Gondry is currently developing a musical based on the life and music of Pharrell Williams, though he said it could end up delayed by the writers strike. “It’s a pretty big budget, but it’s still something personal,” he said. 

While he’s made last few features in France, Gondry has a complicated relationship with the country. He agreed to participate as a member of the Oscar submission committee for France last year and found the experience unsatisfying. “I did it because I didn’t want to upset anyone, but it’s not my thing,” he said. The committee selected Alice Diop’s courtroom drama “Saint Omer,” but Gondry said his own preference was the suburban youth drama “The Worst Ones” and he found himself alone on that front.

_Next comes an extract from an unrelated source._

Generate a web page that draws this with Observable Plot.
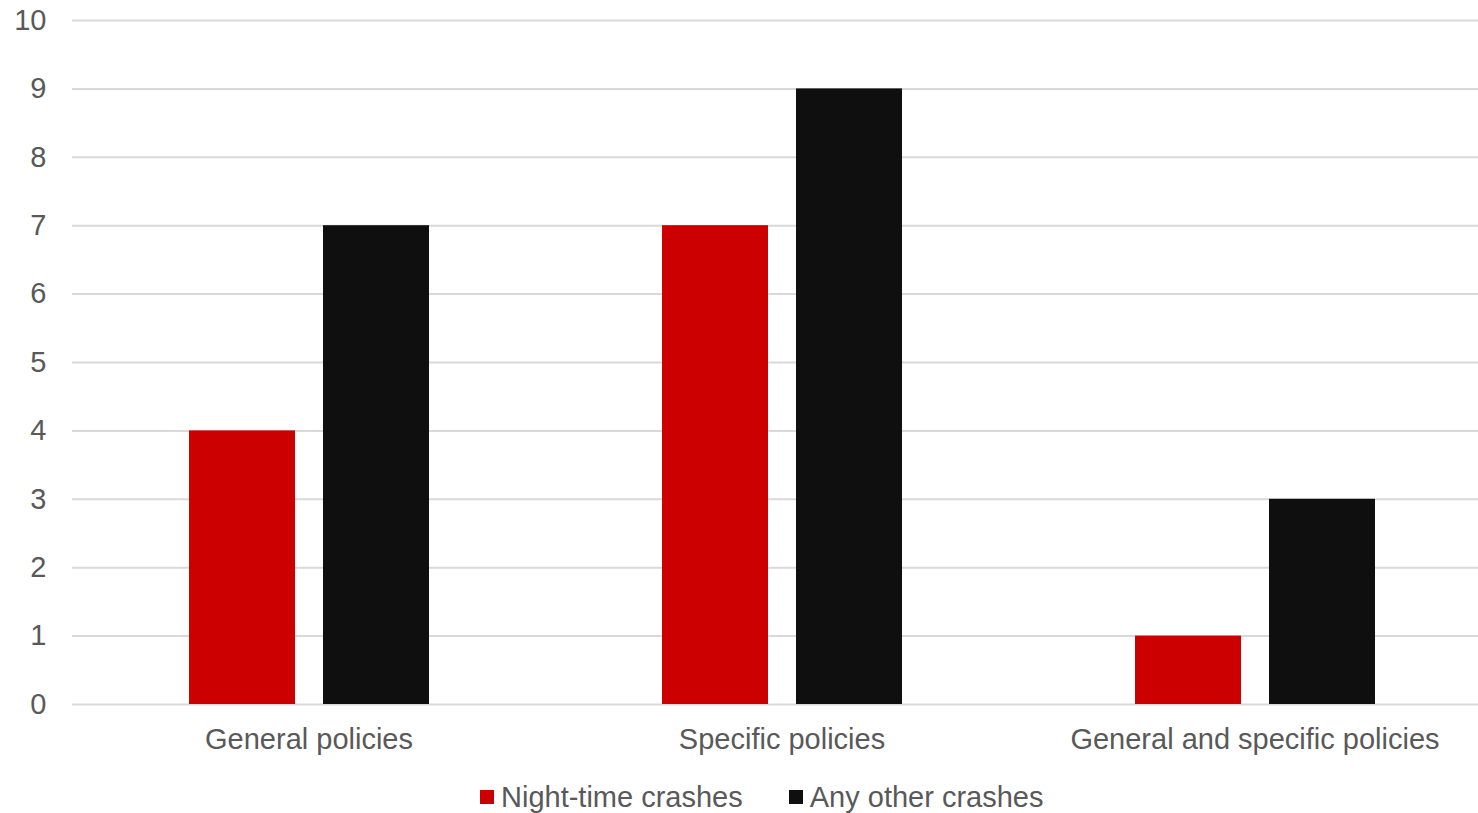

“It felt like they were choosing films that could win and not because they were the best films,” he said. “I think that’s a mistake. You have to pick the ones you love. They picked the one they picked because they said it checks all the boxes.” (“Saint Omer” was shortlisted, but ultimately did not land an Oscar nomination.) 

Gondry is more committed to creating a support system for newer filmmakers. Ahead of his Cannes premiere, he spoke to me from Dusseldorf, where his production company was participating in a traveling program for emerging directors to write short films with pre-made sets. He said he was happy to create an environment for newcomers, but reticent to offer much feedback.

“The business is not great now, but young directors have a tendency to be quite picky and envision their future too far ahead,” he said. “I encourage as much as I can, I try to be positive, but I have to be very careful. Sometimes people can be really offended.”